The disproportionate effect of these discriminatory practices on families of color is made clear, as is the pain and trauma of long separations, Christmases and Thanksgivings and graduations without a loved one’s attendance. It’s “an overly punitive and racially discriminatory system,” says one commentator, while another speaks of “a presumption of guilt” that follows men of color, even those with no experience in “the system.”

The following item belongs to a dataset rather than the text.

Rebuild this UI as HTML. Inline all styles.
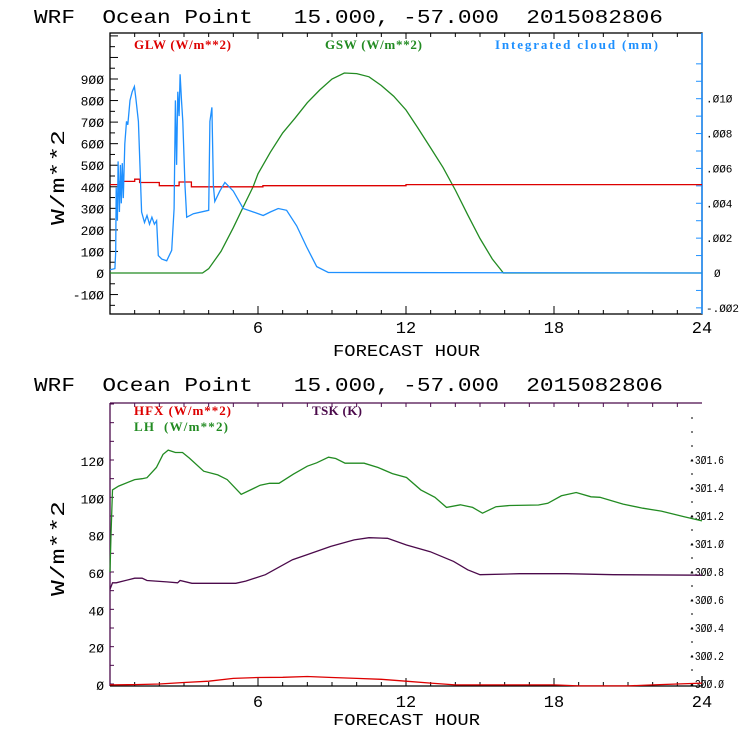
<!DOCTYPE html>
<html><head><meta charset="utf-8"><style>
body{margin:0;background:#fff;width:740px;height:740px;overflow:hidden}
svg{display:block}
.t{font-family:"Liberation Mono",monospace}
.lg{font-family:"Liberation Serif",serif;font-weight:bold;font-size:13px}
</style></head><body>
<svg id="chart" width="740" height="740" xmlns="http://www.w3.org/2000/svg"></svg>
<script>
// ---------- TOP PANEL DATA ----------
const gswHours=[0,3.75,4,4.5,5,5.5,5.8,6,6.5,7,7.5,8,8.5,9,9.5,10,10.5,11,11.5,12,12.5,13,13.5,14,14.5,15,15.5,15.95,24];
const gswValues=[0,0,20,100,210,330,400,460,560,650,718,790,849,900,928,925,910,870,820,756,670,580,490,385,270,160,65,0,0];
const glwHours=[0,0.4,0.4,1.0,1.0,1.2,1.2,2.0,2.0,2.8,2.8,3.3,3.3,6.2,6.2,12,12,24];
const glwValues=[410,410,425,425,435,435,420,420,405,405,422,422,400,400,405,405,410,410];
const cloudHours=[0,0.2,0.23,0.25,0.3,0.33,0.38,0.42,0.46,0.5,0.54,0.6,0.67,0.72,0.81,0.9,0.99,1.05,1.15,1.28,1.4,1.5,1.6,1.7,1.8,1.89,1.96,2.1,2.3,2.5,2.6,2.65,2.7,2.75,2.8,2.84,2.9,2.95,3.04,3.11,3.38,4.0,4.05,4.13,4.19,4.25,4.45,4.66,5.0,5.4,5.81,6.21,6.5,6.82,7.16,7.57,7.97,8.38,8.85,24];
const cloudMm=[0.00019,0.00025,0.0012,0.0049,0.0030,0.0064,0.0035,0.0062,0.0040,0.0063,0.0043,0.0074,0.0087,0.0085,0.0099,0.0104,0.0107,0.0100,0.0087,0.0035,0.0029,0.0033,0.0028,0.0032,0.0028,0.0030,0.0010,0.0008,0.0007,0.0013,0.0037,0.0099,0.0062,0.0104,0.0090,0.0114,0.0099,0.0087,0.0050,0.0032,0.0034,0.0036,0.0087,0.0095,0.0050,0.0041,0.0047,0.0052,0.0047,0.0037,0.0035,0.0033,0.0035,0.0037,0.0036,0.0027,0.0015,0.00037,0.00003,0];
const topLeftTicks=[-100,0,100,200,300,400,500,600,700,800,900];
const topRightTicks=[-0.002,0,0.002,0.004,0.006,0.008,0.010];
const topRightLabels=["-.002","0",".002",".004",".006",".008",".010"];
const xTicks=[6,12,18,24];
// ---------- BOTTOM PANEL DATA ----------
const lhHours=[0,0.04,0.1,0.35,1.0,1.3,1.5,1.88,2.15,2.36,2.65,2.94,3.22,3.8,4.37,4.75,5.32,5.7,6.09,6.47,6.85,7.43,8.0,8.38,8.86,9.15,9.53,10.3,10.87,11.45,12.02,12.6,13.17,13.64,14.2,14.7,15.1,15.65,16.2,17.37,17.75,18.3,18.9,19.5,19.86,20.8,21.6,22.35,23.3,24];
const lhValues=[60,80,104,106,109.5,110,110.5,116,123,125.3,124,124,121,114,112,109.5,101.6,104,106.5,107.5,107.5,112.4,116.7,118.5,121.5,120.8,118.3,118.3,116,112.7,110.6,104,100,94.6,96,94.6,91.5,95,95.6,95.9,96.8,100.8,102.6,100.3,100,96.4,94.2,92.6,89.5,87.4];
const tskHours=[0,0.1,0.25,1.0,1.3,1.5,2.3,2.74,2.84,3.32,3.8,5.1,5.5,6.3,7.4,8.0,8.95,9.9,10.5,11.25,12.02,12.98,13.93,14.5,15.0,16.6,18.5,20.4,24];
const tskValues=[300.676,300.723,300.723,300.756,300.756,300.739,300.729,300.723,300.739,300.719,300.719,300.719,300.735,300.781,300.888,300.924,300.983,301.029,301.045,301.041,300.993,300.945,300.876,300.816,300.781,300.788,300.788,300.781,300.777];
const hfxHours=[0,1,2,3,4,5,6,7,8,9,10,11,12,13,14,16,18,19,21,22,23,24];
const hfxValues=[-0.5,-0.3,0,0.8,1.5,3,3.5,3.6,4,3.5,3,2.5,1.5,0.5,-0.5,-0.5,-0.5,-1,-1,-0.5,0,0.5];
const botLeftTicks=[0,20,40,60,80,100,120];
const botRightTicks=[300.0,300.2,300.4,300.6,300.8,301.0,301.2,301.4,301.6];
const botRightLabels=["300.0","300.2","300.4","300.6","300.8","301.0","301.2","301.4","301.6"];

const NS="http://www.w3.org/2000/svg";
const svg=document.getElementById('chart');
function mk(tag,attrs,parent){const e=document.createElementNS(NS,tag);for(const k in attrs)e.setAttribute(k,attrs[k]);(parent||svg).appendChild(e);return e;}
function txt(s,attrs,parent){const e=mk('text',attrs,parent);e.textContent=s;return e;}
const X0=110,X1=702;
const xs=h=>X0+h*(X1-X0)/24;
const yT=v=>273-v*(194/900);
const yTR=v=>273-v*(174.3/0.010);
const yB=v=>684-v*(224/120);
const yBR=v=>684-(v-300)*(224/1.6);
function path(hs,vs,ys,color,name){const d=hs.map((h,i)=>(i?'L':'M')+xs(h).toFixed(1)+','+ys(vs[i]).toFixed(1)).join('');const p=mk('path',{d:d,fill:'none',stroke:color,'stroke-width':1.3});


return p;}
function titleAt(y,name){const t=txt('WRF  Ocean Point   15.000, -57.000  2015082806',{x:34,y:y,class:'t','font-size':19,textLength:629,lengthAdjust:'spacingAndGlyphs','xml:space':'preserve',style:'white-space:pre'});

}

// ===== TOP PANEL =====
titleAt(23,'top-title');
const g1=mk('g',{});


mk('rect',{x:X0,y:33,width:X1-X0,height:281,fill:'none',stroke:'#000','stroke-width':1.3},g1);
mk('line',{x1:X1,y1:33,x2:X1,y2:314,stroke:'#1e90ff','stroke-width':1.5},g1);
for(let v=-150;v<=1100;v+=50){const y=yT(v);if(y<34||y>313)continue;mk('line',{x1:X0,y1:y,x2:X0+(v%100===0?8:5),y2:y,stroke:'#000'},g1);}
topLeftTicks.forEach(v=>{const t=txt(String(v).replace(/0/g,'Ø'),{x:104,y:yT(v)+5,'text-anchor':'end',class:'t','font-size':13},g1);

});
for(let v=-0.003;v<=0.0125;v+=0.001){const y=yTR(v);if(y<34||y>313)continue;mk('line',{x1:X1,y1:y,x2:X1-6,y2:y,stroke:'#1e90ff'},g1);}
topRightTicks.forEach((v,i)=>{const t=txt(topRightLabels[i].replace(/0/g,'Ø'),{x:i==1?714:706,y:yTR(v)+4,class:'t','font-size':11},g1);

});
for(let h=1;h<24;h++){mk('line',{x1:xs(h),y1:314,x2:xs(h),y2:314-(h%6===0?8:4),stroke:'#000'},g1);mk('line',{x1:xs(h),y1:33,x2:xs(h),y2:33+(h%6===0?6:4),stroke:'#000'},g1);}
xTicks.forEach(h=>{const t=txt(String(h),{x:xs(h),y:333,'text-anchor':'middle',class:'t','font-size':17},g1);

});
let a=txt('FORECAST HOUR',{x:333,y:356,class:'t','font-size':17,textLength:147,lengthAdjust:'spacingAndGlyphs'},g1);


a=txt('W/m**2',{x:0,y:0,transform:'translate(64,225) rotate(-90)',class:'t','font-size':19,textLength:95,lengthAdjust:'spacingAndGlyphs'},g1);


path(gswHours,gswValues,yT,'#228b22','gsw-line');
path(glwHours,glwValues,yT,'#dd0000','glw-line');
path(cloudHours,cloudMm,yTR,'#1e90ff','cloud-line');
[['GLW (W/m**2)',134,'#dd0000','legend-glw',97],['GSW (W/m**2)',325,'#228b22','legend-gsw',97],['Integrated cloud (mm)',495,'#1e90ff','legend-cloud',163]].forEach(l=>{const t=txt(l[0],{x:l[1],y:49,fill:l[2],class:'lg',textLength:l[4]},g1);

});

// ===== BOTTOM PANEL =====
titleAt(391,'bottom-title');
const g2=mk('g',{});


mk('line',{x1:X0,y1:403,x2:X1,y2:403,stroke:'#4b0a4b','stroke-width':1.3},g2);
mk('line',{x1:X0,y1:403,x2:X0,y2:686,stroke:'#4b0a4b','stroke-width':1.3},g2);
mk('line',{x1:X0,y1:686,x2:X1,y2:686,stroke:'#000','stroke-width':1.3},g2);
mk('line',{x1:X1,y1:676,x2:X1,y2:686,stroke:'#000','stroke-width':1.3},g2);
for(let v=0;v<=150;v+=10){const y=yB(v);if(y<404)continue;mk('line',{x1:X0,y1:y,x2:X0+4,y2:y,stroke:'#4b0a4b'},g2);}
botLeftTicks.forEach(v=>{const t=txt(String(v).replace(/0/g,'Ø'),{x:104,y:yB(v)+6,'text-anchor':'end',class:'t','font-size':13},g2);

});
for(let v=300;v<=301.95;v+=0.1){const y=yBR(v);if(y<410)continue;mk('line',{x1:691,y1:y,x2:693,y2:y,stroke:'#000'},g2);}
botRightTicks.forEach((v,i)=>{const t=txt('-'+botRightLabels[i].replace(/0/g,'Ø'),{x:689,y:yBR(v)+4,class:'t','font-size':12,textLength:35,lengthAdjust:'spacingAndGlyphs'},g2);

});
for(let h=1;h<24;h++){mk('line',{x1:xs(h),y1:686,x2:xs(h),y2:686-(h%6===0?8:4),stroke:'#000'},g2);mk('line',{x1:xs(h),y1:403,x2:xs(h),y2:403+4,stroke:'#4b0a4b'},g2);}
xTicks.forEach(h=>{const t=txt(String(h),{x:xs(h),y:707,'text-anchor':'middle',class:'t','font-size':17},g2);

});
a=txt('FORECAST HOUR',{x:333,y:725,class:'t','font-size':17,textLength:147,lengthAdjust:'spacingAndGlyphs'},g2);


a=txt('W/m**2',{x:0,y:0,transform:'translate(64,596) rotate(-90)',class:'t','font-size':19,textLength:95,lengthAdjust:'spacingAndGlyphs'},g2);


path(lhHours,lhValues,yB,'#228b22','lh-line');
path(tskHours,tskValues,yBR,'#4b0a4b','tsk-line');
path(hfxHours,hfxValues,yB,'#dd0000','hfx-line');
[['HFX (W/m**2)',134,415,'#dd0000','legend-hfx',97],['LH  (W/m**2)',134,431,'#228b22','legend-lh',94],['TSK (K)',312,415,'#4b0a4b','legend-tsk',50]].forEach(l=>{const t=txt(l[0],{x:l[1],y:l[2],fill:l[3],class:'lg',textLength:l[5],'xml:space':'preserve',style:'white-space:pre'},g2);

});
</script>
</body></html>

In addition to skirting over imprisoned women, Fixing the System doesn’t cover the question of violent crime, focusing exclusively on non-violent drug offenders serving hard time. This leaves a giant gap in our understanding of how we’re going to have to fix the system, as Coates points out: “The popular notion that [reform] can largely be accomplished by releasing nonviolent drug offenders is false — as of 2012, 54 percent of all inmates in state prisons had been sentenced for violent offenses.” As Coates writes, “Decarceration raises a difficult question: What do we mean by violent crime, and how should it be punished?”

In his essay, Coates explicitly makes the connection to history, arguing that instead of government reparations to the black community for slavery and a century of post-slavery ills, mass incarceration has been a deliberate solution to the problem of what to do with an emancipated black population: locking them away instead of lifting them up. “The chasm in incarceration rates is deeply tied to the socioeconomic chasm between black and white America,” he writes.

Coates would probably object to the title of the VICE on HBO documentary, saying that the system isn’t “broken” — like racist policing, it’s there for a reason. It’s a system whose purpose is to oppress, to line the pockets of for-profit companies, and to sweep racial inequality out of the public eye while perpetuating it. But even if it’s not radical enough in its critique, “Fixing the System” is another solid step towards asking the tough questions: can we get past our own encoded fears and prejudices in order to see those behind the barbed wire and brick walls as human beings, deserving of dignity and a second chance?